Several Supreme Court cases supporting these little-known and often overlooked exceptions to the Miranda rule include Berkemer v. McCarty (1984) and Pennsylvania v. Muniz (1990). In Berkemer, the Court ruled that the roadside questioning of a motorist who is detained pursuant to a lawful traffic stop does not constitute a custodial interrogation. Consequently, officers are not required to inform traffic violators of their Miranda rights. In the Muniz case, the Court ruled that not only are police allowed to ask routine questions of a DWI suspect during booking procedures, but they are also allowed to videotape the responses without having to first inform the arrestee of her or his Miranda rights. Additionally, many people erroneously believe that officers are required to read them their rights exactly as they appeared in the original Supreme Court opinion. Although countless television shows have employed the Miranda warnings so frequently that even casual observers are themselves capable of restating them almost verbatim, the Court has since adopted a more relaxed standard by no longer requiring the police to recite the warnings exactly as they appeared in the original opinion (Duckworth v. Eagan, 1989).

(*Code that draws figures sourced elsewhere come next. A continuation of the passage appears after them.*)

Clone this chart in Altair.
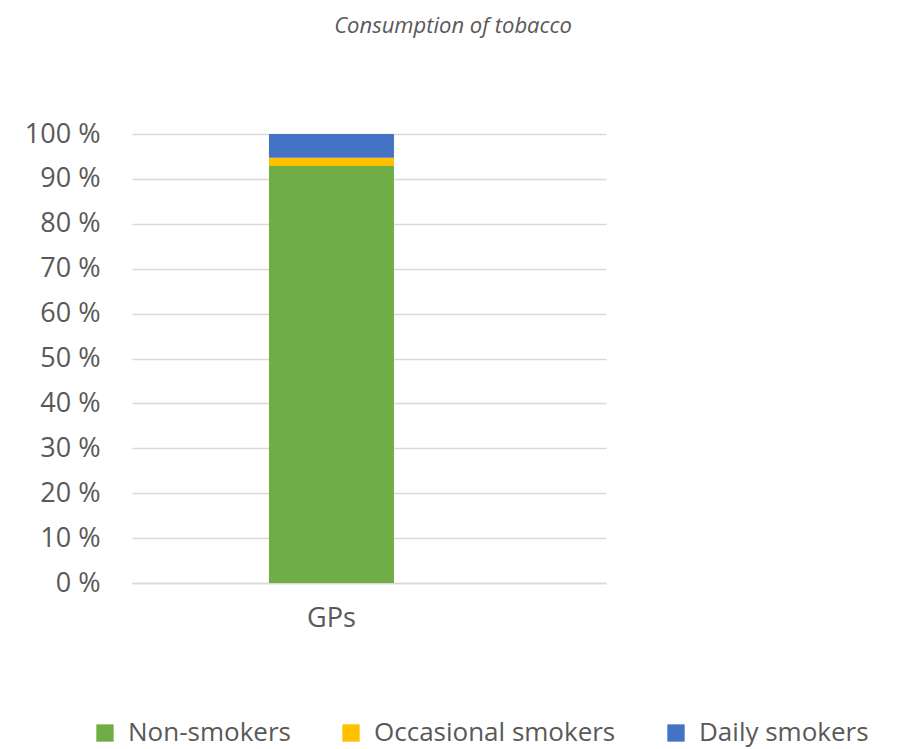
import altair as alt
import pandas as pd

categories = ["GPs", "GPs", "GPs"]
groups = ["Non-smokers", "Occasional smokers", "Daily smokers"]
values = [92.9, 1.8, 5.3]
order = [0, 1, 2]
colors = ["#70AD47", "#FFC000", "#4472C4"]

df = pd.DataFrame({"cat": categories, "group": groups, "value": values, "ord": order})

FONT = "Open Sans"
GREY = "#595959"

chart = alt.Chart(df).mark_bar(size=125).encode(
    x=alt.X("cat:N", title=None,
            scale=alt.Scale(paddingInner=0.5, paddingOuter=1, align=0.401),
            axis=alt.Axis(labelAngle=0, labelFontSize=27, labelColor=GREY, labelFont=FONT,
                          labelPadding=22, ticks=False, domainColor="#d9d9d9", domainWidth=1.5)),
    y=alt.Y("value:Q", title=None, stack="zero",
            scale=alt.Scale(domain=[0, 100], nice=False),
            axis=alt.Axis(values=list(range(0, 101, 10)), labelExpr="datum.value + ' %'",
                          labelFontSize=27, labelColor=GREY, labelFont=FONT, labelPadding=32,
                          ticks=False, domain=False, gridColor="#d9d9d9", gridWidth=1.5)),
    color=alt.Color("group:N", scale=alt.Scale(domain=groups, range=colors),
                    legend=alt.Legend(title=None, orient="none", direction="horizontal",
                                      legendX=-40, legendY=586, symbolType="square", symbolSize=300,
                                      symbolStrokeWidth=0, labelFontSize=26, labelColor=GREY,
                                      labelFont=FONT, labelOffset=10, columnPadding=47,
                                      labelLimit=0)),
    order=alt.Order("ord:Q", sort="ascending"),
).properties(
    width=474, height=449,
    title=alt.TitleParams("Consumption of tobacco", fontSize=22, fontStyle="italic",
                          font=FONT, color=GREY, fontWeight="normal", anchor="middle",
                          dx=84, offset=82),
    padding={"left": 132, "top": 134, "right": 301, "bottom": 166},
    autosize=alt.AutoSizeParams(type="none"),
).configure_view(stroke=None)

chart.save("out.html", embed_options={"renderer": "svg", "actions": False})
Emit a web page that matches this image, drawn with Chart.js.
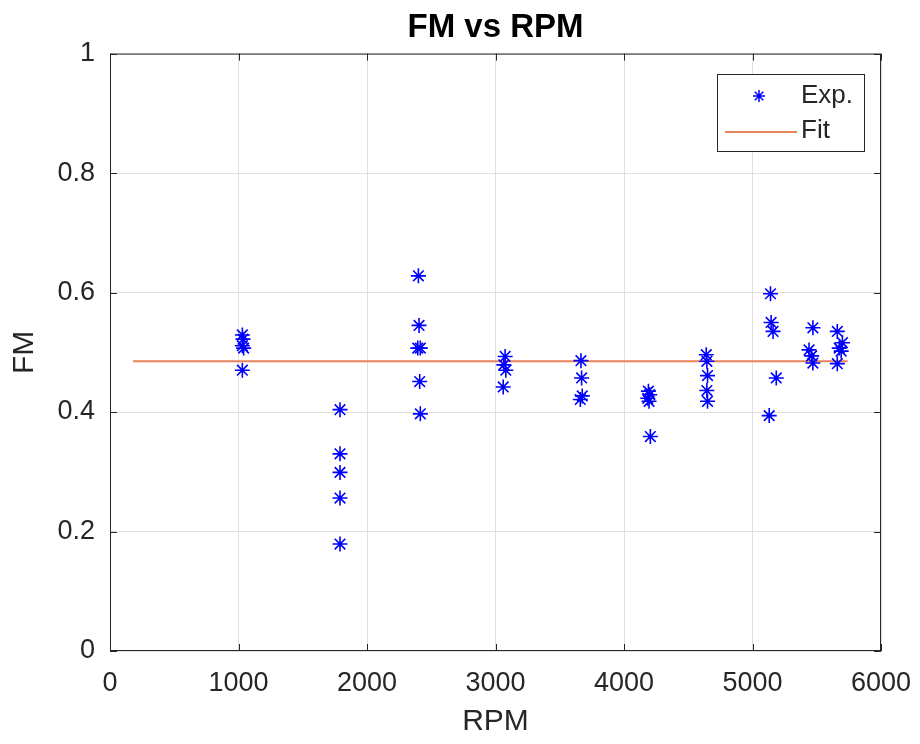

As the preceding review makes clear, case law surrounding the Fifth and Sixth Amendment rights of criminal suspects during custodial interrogation is indeed confusing. While the decision in Miranda was no doubt intended to draw a bright line rule for protecting the rights of suspects during such encounters with the police, it has in many ways created more confusion than expected. Consequently, the Supreme Court still finds itself today, some forty years after its initial attempt to standardize the rule of law on such matters, hearing cases related to Miranda on a regular basis. While crime control advocates would argue that, like the exclusionary rule, the decision in Miranda serves to figuratively handcuff the police thereby making it difficult for them to obtain confessions from criminals who enjoy greater rights than those who they have victimized, others would assert that the protections are necessary to prevent overzealous officers from using coercive methods to obtain confessions from individuals who are truly innocent or of diminished capacity. In either instance, one fact that becomes exceedingly clear is that, for better or for worse, Miranda and its progeny are so solidly rooted in both American culture and jurisprudence that the only question that remains is how to effectively manage its future evolution and application to an ever widening context of contacts between the public and police or other agents of government in a post-9/11 era.